### INSTRUCTIONS TO FOLLOW
Extract, in full, the lines below, beginning at the first and ending with the line that contains "[37,545],[357,551]];". Pictures do not belong in the copy.
________________________________________
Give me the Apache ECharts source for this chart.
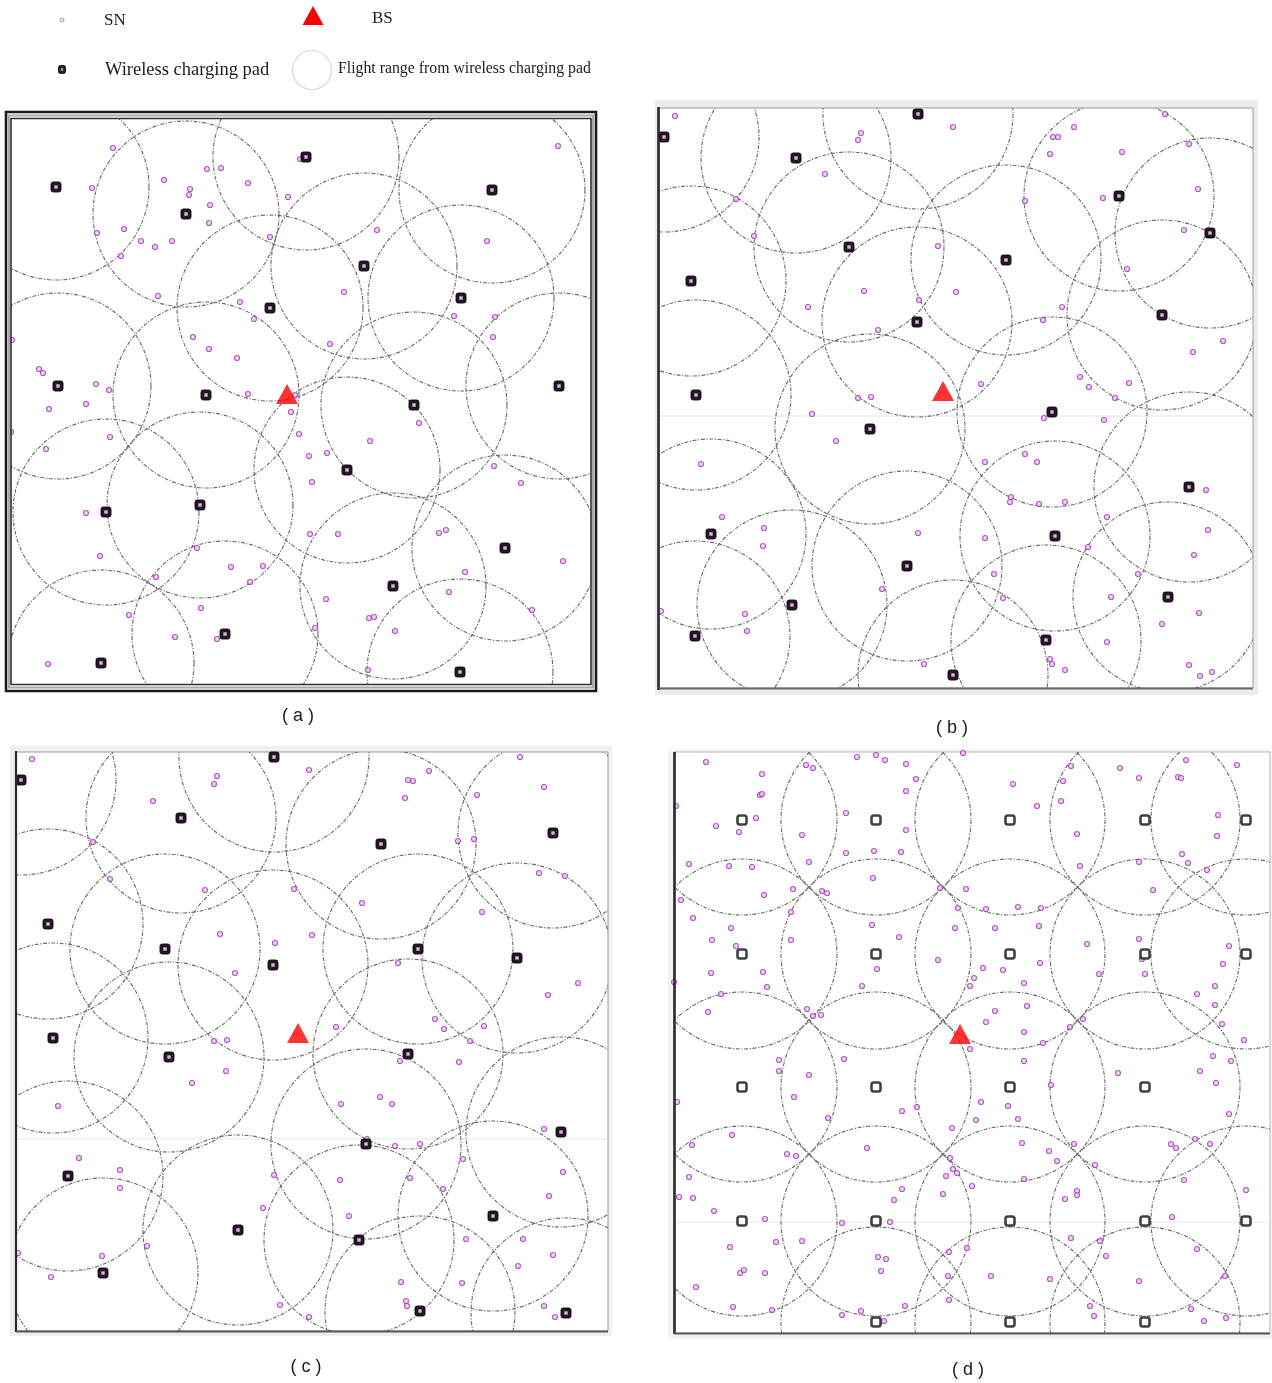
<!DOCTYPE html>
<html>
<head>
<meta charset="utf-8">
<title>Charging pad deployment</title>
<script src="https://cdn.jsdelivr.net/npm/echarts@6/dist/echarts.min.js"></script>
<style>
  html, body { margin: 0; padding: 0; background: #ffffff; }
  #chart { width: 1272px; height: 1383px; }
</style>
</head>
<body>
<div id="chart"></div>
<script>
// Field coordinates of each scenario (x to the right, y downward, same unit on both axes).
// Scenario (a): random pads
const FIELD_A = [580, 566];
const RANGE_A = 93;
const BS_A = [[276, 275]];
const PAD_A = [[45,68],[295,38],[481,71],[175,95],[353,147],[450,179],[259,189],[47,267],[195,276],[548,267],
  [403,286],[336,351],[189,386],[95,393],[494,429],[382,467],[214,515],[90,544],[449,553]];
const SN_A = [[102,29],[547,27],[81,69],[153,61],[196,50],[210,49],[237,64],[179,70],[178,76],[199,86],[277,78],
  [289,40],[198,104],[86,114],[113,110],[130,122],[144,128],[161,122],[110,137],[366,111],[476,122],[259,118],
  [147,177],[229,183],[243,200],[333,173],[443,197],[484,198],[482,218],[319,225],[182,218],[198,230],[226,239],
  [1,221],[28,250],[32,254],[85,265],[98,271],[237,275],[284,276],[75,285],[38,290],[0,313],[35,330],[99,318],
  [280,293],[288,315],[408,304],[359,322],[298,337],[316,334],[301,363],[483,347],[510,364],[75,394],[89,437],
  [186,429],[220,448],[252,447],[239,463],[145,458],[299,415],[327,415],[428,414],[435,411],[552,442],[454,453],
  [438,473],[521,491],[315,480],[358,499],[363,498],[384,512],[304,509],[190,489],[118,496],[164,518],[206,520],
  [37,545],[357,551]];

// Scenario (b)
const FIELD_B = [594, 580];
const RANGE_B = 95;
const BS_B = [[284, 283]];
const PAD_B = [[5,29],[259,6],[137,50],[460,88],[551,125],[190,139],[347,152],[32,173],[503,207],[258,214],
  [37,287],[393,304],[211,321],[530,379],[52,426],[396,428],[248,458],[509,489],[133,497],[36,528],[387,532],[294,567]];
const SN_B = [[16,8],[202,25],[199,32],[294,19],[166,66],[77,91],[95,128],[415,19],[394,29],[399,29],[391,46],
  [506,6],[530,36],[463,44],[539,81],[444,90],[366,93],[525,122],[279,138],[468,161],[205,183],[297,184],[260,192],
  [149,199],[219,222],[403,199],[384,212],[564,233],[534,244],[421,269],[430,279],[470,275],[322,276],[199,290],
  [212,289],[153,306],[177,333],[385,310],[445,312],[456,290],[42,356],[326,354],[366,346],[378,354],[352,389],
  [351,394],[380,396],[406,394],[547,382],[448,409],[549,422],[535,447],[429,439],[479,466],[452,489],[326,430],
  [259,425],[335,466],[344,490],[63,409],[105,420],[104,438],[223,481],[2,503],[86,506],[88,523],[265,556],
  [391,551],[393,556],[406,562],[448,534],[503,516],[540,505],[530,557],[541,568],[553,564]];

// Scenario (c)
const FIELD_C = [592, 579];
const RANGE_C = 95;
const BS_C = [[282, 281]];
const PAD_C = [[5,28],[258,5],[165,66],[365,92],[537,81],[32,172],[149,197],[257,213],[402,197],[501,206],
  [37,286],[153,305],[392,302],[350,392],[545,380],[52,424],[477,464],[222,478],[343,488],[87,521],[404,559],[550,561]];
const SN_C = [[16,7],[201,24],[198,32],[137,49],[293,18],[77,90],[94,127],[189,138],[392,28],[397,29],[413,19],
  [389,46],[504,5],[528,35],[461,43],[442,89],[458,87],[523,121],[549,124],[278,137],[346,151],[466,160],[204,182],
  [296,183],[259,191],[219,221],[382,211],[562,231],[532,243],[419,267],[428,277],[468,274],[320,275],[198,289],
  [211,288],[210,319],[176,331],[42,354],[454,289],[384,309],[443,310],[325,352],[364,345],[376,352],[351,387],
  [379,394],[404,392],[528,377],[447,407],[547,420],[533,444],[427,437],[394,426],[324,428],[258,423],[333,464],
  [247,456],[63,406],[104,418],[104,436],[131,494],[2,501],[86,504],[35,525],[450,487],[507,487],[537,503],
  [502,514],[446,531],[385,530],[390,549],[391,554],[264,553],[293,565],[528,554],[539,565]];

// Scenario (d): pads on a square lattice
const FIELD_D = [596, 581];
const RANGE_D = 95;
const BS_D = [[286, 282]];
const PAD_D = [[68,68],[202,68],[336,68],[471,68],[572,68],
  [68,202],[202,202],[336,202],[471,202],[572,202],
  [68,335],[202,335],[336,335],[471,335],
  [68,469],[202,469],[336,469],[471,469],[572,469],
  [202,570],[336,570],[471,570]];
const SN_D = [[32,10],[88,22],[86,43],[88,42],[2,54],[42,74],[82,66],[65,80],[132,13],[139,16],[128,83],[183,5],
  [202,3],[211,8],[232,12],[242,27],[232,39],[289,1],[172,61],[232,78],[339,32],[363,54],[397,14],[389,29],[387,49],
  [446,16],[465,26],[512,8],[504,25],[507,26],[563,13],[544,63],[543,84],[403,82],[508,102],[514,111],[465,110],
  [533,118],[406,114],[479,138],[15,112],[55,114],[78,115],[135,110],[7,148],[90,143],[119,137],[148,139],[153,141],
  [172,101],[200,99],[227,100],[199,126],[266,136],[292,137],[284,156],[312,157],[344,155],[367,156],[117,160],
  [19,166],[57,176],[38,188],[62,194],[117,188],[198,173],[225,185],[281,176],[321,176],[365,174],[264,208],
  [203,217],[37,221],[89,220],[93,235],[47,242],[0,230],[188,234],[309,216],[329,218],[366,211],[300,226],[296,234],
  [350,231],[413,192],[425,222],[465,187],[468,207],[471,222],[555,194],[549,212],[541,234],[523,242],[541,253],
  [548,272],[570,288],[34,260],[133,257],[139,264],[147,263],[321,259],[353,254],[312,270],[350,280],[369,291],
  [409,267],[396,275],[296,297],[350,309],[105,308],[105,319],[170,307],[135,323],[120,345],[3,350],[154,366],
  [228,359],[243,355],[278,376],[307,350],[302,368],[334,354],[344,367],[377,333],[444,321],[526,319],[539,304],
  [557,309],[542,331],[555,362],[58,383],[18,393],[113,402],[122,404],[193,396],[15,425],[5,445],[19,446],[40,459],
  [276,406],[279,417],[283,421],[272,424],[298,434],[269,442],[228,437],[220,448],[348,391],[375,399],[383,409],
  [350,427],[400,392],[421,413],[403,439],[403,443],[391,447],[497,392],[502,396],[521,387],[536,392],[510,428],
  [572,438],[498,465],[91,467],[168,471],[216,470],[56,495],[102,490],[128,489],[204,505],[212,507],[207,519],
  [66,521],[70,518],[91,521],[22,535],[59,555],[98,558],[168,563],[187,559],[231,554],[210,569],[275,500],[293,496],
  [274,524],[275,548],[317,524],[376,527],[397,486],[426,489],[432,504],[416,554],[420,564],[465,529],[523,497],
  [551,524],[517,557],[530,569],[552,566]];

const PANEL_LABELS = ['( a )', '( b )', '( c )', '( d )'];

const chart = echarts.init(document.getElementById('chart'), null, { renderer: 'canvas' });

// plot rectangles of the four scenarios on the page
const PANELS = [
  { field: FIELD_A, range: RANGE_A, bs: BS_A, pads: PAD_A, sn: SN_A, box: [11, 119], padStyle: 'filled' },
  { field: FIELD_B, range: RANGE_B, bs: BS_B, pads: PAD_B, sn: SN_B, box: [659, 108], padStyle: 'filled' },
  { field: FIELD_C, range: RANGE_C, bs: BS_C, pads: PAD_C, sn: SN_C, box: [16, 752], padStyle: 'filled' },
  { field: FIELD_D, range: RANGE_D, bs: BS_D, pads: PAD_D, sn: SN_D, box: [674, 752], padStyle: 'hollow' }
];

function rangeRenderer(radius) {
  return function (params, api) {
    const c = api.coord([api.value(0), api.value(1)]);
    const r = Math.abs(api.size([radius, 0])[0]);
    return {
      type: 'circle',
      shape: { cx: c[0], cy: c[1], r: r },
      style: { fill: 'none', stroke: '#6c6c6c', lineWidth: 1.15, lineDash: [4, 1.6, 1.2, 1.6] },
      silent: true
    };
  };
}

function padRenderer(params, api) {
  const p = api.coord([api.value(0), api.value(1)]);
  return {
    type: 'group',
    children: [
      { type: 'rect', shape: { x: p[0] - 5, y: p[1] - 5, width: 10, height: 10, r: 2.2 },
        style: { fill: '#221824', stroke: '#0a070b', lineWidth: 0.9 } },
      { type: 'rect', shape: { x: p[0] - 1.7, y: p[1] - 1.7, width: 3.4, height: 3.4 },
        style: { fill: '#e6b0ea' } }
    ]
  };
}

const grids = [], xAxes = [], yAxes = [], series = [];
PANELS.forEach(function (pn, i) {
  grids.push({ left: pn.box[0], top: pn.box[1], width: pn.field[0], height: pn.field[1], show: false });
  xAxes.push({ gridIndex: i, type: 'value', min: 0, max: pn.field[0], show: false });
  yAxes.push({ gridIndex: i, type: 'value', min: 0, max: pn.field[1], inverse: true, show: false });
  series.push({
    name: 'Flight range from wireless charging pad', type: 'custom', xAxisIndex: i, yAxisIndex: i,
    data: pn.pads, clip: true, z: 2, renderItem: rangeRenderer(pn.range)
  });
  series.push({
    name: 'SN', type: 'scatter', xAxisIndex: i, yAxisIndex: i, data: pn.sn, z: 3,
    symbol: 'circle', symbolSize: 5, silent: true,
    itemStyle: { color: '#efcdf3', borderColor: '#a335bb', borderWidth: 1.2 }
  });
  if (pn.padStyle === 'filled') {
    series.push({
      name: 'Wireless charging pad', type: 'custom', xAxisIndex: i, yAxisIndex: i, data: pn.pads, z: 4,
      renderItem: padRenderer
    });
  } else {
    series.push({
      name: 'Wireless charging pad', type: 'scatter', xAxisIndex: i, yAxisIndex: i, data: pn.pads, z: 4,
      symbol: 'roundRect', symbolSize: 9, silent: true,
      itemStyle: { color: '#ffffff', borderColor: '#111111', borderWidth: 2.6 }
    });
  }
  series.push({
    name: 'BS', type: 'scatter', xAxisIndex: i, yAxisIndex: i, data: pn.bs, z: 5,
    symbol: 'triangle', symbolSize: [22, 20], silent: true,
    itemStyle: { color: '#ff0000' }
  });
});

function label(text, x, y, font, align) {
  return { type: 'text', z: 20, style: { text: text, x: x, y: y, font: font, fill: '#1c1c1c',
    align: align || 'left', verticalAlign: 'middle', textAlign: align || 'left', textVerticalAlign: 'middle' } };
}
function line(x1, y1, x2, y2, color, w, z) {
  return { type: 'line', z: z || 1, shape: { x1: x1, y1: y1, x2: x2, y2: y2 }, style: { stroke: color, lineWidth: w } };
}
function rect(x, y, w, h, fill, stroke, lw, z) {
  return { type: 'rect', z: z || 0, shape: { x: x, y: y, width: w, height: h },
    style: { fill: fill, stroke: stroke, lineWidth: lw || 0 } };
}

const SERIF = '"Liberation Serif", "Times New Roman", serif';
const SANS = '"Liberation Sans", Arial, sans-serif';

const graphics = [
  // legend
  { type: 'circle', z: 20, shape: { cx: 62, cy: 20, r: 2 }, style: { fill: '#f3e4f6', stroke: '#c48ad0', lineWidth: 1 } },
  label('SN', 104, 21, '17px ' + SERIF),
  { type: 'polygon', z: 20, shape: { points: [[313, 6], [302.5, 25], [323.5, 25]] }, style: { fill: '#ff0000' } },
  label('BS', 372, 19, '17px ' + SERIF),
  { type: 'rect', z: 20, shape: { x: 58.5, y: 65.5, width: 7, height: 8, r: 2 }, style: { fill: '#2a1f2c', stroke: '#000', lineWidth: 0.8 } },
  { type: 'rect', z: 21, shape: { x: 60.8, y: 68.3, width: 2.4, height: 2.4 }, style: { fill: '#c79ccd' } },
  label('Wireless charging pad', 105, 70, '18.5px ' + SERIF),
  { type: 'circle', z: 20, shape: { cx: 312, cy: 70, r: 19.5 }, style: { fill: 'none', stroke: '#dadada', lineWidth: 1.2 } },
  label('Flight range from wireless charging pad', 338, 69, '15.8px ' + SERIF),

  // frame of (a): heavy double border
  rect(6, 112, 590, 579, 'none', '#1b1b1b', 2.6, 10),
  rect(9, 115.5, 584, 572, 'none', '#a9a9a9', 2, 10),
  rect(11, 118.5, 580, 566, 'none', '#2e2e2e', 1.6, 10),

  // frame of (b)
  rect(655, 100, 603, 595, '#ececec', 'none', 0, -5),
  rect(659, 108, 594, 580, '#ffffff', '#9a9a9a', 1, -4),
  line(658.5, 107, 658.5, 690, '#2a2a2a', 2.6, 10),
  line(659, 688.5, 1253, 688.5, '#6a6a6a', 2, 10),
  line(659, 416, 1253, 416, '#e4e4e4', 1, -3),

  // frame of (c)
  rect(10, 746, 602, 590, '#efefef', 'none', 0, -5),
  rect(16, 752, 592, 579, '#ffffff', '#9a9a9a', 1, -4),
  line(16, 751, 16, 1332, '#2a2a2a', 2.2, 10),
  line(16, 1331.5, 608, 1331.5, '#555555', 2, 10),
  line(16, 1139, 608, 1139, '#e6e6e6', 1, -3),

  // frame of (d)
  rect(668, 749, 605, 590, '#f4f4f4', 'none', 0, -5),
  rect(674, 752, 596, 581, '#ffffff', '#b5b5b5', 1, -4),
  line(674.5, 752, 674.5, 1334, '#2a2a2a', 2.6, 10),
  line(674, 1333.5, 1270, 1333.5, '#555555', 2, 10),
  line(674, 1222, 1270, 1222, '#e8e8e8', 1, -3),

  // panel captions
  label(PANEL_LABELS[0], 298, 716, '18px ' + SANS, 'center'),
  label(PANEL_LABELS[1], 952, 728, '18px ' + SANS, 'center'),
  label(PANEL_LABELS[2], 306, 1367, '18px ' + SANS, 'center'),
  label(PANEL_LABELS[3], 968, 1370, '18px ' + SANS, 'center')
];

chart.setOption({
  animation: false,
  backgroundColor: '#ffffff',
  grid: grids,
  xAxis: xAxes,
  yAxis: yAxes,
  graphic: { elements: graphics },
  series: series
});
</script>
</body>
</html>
________________________________________
### ANSWER TO THIS TASK
Give me the Apache ECharts source for this chart.
<!DOCTYPE html>
<html>
<head>
<meta charset="utf-8">
<title>Charging pad deployment</title>
<script src="https://cdn.jsdelivr.net/npm/echarts@6/dist/echarts.min.js"></script>
<style>
  html, body { margin: 0; padding: 0; background: #ffffff; }
  #chart { width: 1272px; height: 1383px; }
</style>
</head>
<body>
<div id="chart"></div>
<script>
// Field coordinates of each scenario (x to the right, y downward, same unit on both axes).
// Scenario (a): random pads
const FIELD_A = [580, 566];
const RANGE_A = 93;
const BS_A = [[276, 275]];
const PAD_A = [[45,68],[295,38],[481,71],[175,95],[353,147],[450,179],[259,189],[47,267],[195,276],[548,267],
  [403,286],[336,351],[189,386],[95,393],[494,429],[382,467],[214,515],[90,544],[449,553]];
const SN_A = [[102,29],[547,27],[81,69],[153,61],[196,50],[210,49],[237,64],[179,70],[178,76],[199,86],[277,78],
  [289,40],[198,104],[86,114],[113,110],[130,122],[144,128],[161,122],[110,137],[366,111],[476,122],[259,118],
  [147,177],[229,183],[243,200],[333,173],[443,197],[484,198],[482,218],[319,225],[182,218],[198,230],[226,239],
  [1,221],[28,250],[32,254],[85,265],[98,271],[237,275],[284,276],[75,285],[38,290],[0,313],[35,330],[99,318],
  [280,293],[288,315],[408,304],[359,322],[298,337],[316,334],[301,363],[483,347],[510,364],[75,394],[89,437],
  [186,429],[220,448],[252,447],[239,463],[145,458],[299,415],[327,415],[428,414],[435,411],[552,442],[454,453],
  [438,473],[521,491],[315,480],[358,499],[363,498],[384,512],[304,509],[190,489],[118,496],[164,518],[206,520],
  [37,545],[357,551]];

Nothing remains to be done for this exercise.